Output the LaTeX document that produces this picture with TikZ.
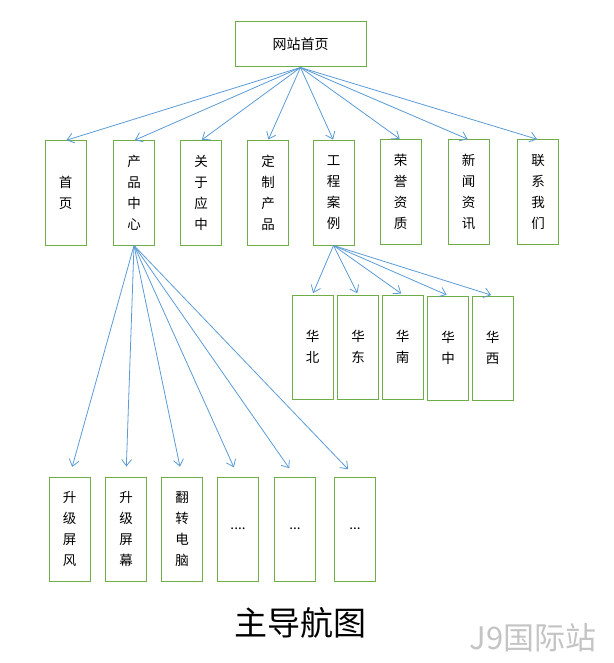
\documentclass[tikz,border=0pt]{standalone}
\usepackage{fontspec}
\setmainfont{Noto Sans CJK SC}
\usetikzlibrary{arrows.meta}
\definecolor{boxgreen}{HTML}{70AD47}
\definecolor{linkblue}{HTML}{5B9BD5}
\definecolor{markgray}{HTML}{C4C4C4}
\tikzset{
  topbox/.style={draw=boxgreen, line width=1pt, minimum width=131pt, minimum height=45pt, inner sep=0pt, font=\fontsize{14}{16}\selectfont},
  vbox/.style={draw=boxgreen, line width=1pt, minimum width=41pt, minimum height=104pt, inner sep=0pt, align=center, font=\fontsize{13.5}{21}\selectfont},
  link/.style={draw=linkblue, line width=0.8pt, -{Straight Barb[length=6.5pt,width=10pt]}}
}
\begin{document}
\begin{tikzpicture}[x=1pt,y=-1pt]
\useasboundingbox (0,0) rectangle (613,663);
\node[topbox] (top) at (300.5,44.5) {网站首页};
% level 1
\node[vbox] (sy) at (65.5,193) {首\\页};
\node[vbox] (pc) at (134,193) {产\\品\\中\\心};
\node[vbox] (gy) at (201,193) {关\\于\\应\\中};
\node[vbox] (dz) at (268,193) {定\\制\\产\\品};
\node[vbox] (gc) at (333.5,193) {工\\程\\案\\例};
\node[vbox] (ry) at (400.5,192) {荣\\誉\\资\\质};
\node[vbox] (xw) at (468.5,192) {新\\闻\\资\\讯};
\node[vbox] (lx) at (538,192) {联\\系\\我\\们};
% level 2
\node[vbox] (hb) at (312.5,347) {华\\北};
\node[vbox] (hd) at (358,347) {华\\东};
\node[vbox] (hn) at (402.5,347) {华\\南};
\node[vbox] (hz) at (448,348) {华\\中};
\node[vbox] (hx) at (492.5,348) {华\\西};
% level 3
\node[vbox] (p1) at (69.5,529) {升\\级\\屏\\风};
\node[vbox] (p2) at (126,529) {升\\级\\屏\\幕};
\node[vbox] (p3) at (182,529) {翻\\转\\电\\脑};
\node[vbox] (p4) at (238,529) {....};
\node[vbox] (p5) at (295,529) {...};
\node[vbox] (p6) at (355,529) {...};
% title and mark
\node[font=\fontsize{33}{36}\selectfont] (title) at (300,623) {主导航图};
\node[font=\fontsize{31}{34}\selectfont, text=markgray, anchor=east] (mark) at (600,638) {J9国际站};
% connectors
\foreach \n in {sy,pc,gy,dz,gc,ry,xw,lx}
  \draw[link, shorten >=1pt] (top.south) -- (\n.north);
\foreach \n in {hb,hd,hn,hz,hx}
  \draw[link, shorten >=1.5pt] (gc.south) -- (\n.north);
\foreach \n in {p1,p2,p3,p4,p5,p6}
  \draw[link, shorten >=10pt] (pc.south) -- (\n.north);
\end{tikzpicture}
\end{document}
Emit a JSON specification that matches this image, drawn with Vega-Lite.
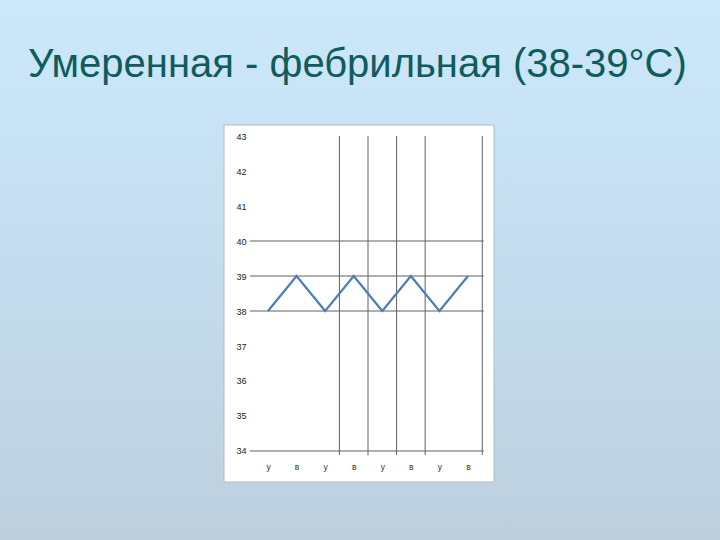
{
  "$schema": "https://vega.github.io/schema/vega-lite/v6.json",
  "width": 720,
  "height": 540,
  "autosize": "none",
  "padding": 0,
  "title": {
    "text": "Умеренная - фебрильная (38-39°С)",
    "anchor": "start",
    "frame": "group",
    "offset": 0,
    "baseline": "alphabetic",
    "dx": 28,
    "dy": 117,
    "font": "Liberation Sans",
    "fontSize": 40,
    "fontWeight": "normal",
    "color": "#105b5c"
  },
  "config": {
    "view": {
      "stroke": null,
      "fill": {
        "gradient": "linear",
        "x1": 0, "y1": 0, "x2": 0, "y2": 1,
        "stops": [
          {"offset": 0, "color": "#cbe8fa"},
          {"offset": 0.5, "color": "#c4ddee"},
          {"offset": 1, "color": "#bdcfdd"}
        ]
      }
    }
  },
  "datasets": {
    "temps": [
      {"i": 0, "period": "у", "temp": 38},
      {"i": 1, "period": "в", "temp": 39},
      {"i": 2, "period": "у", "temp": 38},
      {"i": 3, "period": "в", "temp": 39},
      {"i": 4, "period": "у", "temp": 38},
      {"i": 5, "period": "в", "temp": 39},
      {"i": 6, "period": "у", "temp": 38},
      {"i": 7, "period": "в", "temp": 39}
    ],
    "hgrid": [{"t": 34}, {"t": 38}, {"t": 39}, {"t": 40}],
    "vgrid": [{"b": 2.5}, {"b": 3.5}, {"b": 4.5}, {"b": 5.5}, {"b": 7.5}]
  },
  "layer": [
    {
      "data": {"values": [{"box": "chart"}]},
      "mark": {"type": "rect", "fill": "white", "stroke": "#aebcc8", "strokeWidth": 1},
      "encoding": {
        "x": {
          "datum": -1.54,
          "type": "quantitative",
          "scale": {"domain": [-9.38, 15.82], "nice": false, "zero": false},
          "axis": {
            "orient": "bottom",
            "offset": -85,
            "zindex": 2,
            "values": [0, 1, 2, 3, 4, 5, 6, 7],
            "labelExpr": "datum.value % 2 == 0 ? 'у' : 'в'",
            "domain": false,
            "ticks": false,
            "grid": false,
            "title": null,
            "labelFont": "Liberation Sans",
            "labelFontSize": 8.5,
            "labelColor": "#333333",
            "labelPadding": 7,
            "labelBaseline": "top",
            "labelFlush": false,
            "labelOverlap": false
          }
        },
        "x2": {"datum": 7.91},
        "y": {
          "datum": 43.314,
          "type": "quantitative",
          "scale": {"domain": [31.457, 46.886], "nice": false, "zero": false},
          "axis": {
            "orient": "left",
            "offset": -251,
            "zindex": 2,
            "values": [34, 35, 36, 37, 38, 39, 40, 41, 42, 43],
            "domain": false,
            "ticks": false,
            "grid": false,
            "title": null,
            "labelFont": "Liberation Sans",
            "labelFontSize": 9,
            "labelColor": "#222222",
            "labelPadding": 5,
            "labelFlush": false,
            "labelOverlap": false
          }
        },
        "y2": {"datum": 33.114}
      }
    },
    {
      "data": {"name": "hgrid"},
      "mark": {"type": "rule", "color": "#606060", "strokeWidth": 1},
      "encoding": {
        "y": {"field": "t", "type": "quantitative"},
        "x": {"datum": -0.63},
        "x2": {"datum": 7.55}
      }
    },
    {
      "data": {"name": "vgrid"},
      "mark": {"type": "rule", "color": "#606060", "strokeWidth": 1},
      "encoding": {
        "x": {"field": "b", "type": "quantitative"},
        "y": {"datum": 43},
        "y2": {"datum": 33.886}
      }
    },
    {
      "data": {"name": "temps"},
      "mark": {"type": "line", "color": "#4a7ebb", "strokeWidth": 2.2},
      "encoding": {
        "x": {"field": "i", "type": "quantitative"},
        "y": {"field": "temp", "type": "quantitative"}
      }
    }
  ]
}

---+---

» **EXERCISE GOAL**: Search the listing for the string "this". Copy each line where it turns up.

» **REPLY TO THE EXERCISE**:
Output the LaTeX document that produces this picture with TikZ.
Emit a JSON specification that matches this image, drawn with Vega-Lite.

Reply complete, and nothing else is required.